All of that was made much easier by my being able to recognize that I was feeling shame (through the emotion of rejection) and by my being able to name it without blaming Molly. It wasn’t “you rejected me” or “you’re making me feel shame.” It was “I’m having a shame reaction,” and that gave us the room to build connection instead of fighting or disconnecting even more. This is why I’ve always said that if you want to understand relationships, you need to understand shame. All relationships have the potential for disconnection, for many different reasons. Cultivating shame resilience is how we learn to move through the feelings and reconnect. And the simple act of naming the emotion can make it easier to build those skills.
So here’s a suggestion for you. Think about what shame feels like for you. Where do you feel it in your body? How does it affect how you feel? How you think? How you respond and what you say? And the next time something happens that triggers that set of sensations, name it. Say, “I’m having a shame reaction.” Don’t worry about exactly which one it is. It could be rejection, regret, embarrassment, guilt, shame, humiliation, chagrin, or any other shame emotion. Don’t worry about it. Once you’ve given it voice, it might be more specific about which feeling it is, and what triggered it. That’s useful information when you’re ready to reconnect. It also gives you room to consider which of Chapman’s love languages is most likely to be useful in the current circumstances. But it all starts with being able to recognize it and put it into words, so start there and see where it takes you.

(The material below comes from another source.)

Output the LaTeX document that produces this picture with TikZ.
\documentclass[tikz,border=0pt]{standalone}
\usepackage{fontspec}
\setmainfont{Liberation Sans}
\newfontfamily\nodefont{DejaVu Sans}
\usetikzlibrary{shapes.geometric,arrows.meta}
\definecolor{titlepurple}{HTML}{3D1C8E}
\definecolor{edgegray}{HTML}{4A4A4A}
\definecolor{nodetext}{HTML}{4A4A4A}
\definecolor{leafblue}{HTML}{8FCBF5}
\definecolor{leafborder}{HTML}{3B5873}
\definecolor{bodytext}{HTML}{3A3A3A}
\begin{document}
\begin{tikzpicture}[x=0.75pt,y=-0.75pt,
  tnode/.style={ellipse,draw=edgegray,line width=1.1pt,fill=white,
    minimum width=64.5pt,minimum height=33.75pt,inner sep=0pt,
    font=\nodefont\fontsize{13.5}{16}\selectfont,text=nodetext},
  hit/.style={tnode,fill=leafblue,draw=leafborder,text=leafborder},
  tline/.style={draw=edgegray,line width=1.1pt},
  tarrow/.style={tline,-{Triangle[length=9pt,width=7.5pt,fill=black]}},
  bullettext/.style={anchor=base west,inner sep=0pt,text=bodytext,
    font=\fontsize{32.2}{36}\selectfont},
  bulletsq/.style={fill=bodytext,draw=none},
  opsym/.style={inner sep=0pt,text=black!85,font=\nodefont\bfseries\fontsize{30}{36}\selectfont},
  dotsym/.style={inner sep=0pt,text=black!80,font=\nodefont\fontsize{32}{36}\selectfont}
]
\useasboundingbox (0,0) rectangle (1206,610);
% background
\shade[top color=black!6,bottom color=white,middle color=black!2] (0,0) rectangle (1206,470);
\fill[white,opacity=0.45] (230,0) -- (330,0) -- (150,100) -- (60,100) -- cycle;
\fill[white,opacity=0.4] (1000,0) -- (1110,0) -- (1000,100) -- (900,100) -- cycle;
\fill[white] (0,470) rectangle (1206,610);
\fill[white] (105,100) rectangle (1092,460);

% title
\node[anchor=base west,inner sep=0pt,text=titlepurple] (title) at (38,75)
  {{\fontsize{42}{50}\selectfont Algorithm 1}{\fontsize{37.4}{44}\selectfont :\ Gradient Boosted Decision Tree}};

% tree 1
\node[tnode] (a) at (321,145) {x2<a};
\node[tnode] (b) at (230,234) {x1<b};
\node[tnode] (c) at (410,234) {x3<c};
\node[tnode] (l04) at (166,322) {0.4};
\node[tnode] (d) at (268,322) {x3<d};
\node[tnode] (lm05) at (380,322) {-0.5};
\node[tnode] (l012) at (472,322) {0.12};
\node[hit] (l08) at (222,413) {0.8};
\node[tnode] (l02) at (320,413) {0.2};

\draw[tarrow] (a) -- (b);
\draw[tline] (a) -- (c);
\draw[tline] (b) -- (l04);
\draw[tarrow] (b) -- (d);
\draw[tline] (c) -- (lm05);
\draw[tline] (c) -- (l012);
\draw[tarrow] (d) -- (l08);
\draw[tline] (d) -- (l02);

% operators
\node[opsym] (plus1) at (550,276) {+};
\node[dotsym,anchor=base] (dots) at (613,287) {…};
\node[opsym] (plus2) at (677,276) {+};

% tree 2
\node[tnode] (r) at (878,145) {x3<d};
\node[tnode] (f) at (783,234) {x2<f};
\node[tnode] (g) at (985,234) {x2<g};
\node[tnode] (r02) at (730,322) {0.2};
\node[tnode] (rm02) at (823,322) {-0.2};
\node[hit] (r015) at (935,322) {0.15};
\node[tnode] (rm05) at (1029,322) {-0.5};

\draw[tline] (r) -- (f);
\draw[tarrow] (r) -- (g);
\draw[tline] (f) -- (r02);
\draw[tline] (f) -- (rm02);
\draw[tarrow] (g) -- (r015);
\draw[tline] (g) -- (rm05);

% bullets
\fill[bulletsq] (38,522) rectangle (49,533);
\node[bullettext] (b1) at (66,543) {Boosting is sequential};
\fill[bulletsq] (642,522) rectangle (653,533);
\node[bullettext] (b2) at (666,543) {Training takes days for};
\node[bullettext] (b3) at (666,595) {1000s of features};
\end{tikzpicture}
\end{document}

Moving through shame into reconnection is the Hero’s Journey written on the pages of the heart. It can be scary at times, and it doesn’t always take you where you think you want to go. I’ve found that as hard as it can be, it usually leads to something much better. At the very least, it lets me manage the shame instead of being ridden by it, and at most, it leads to creating new possibilities that exceed my imagination. And that is well worth the work it takes to do it.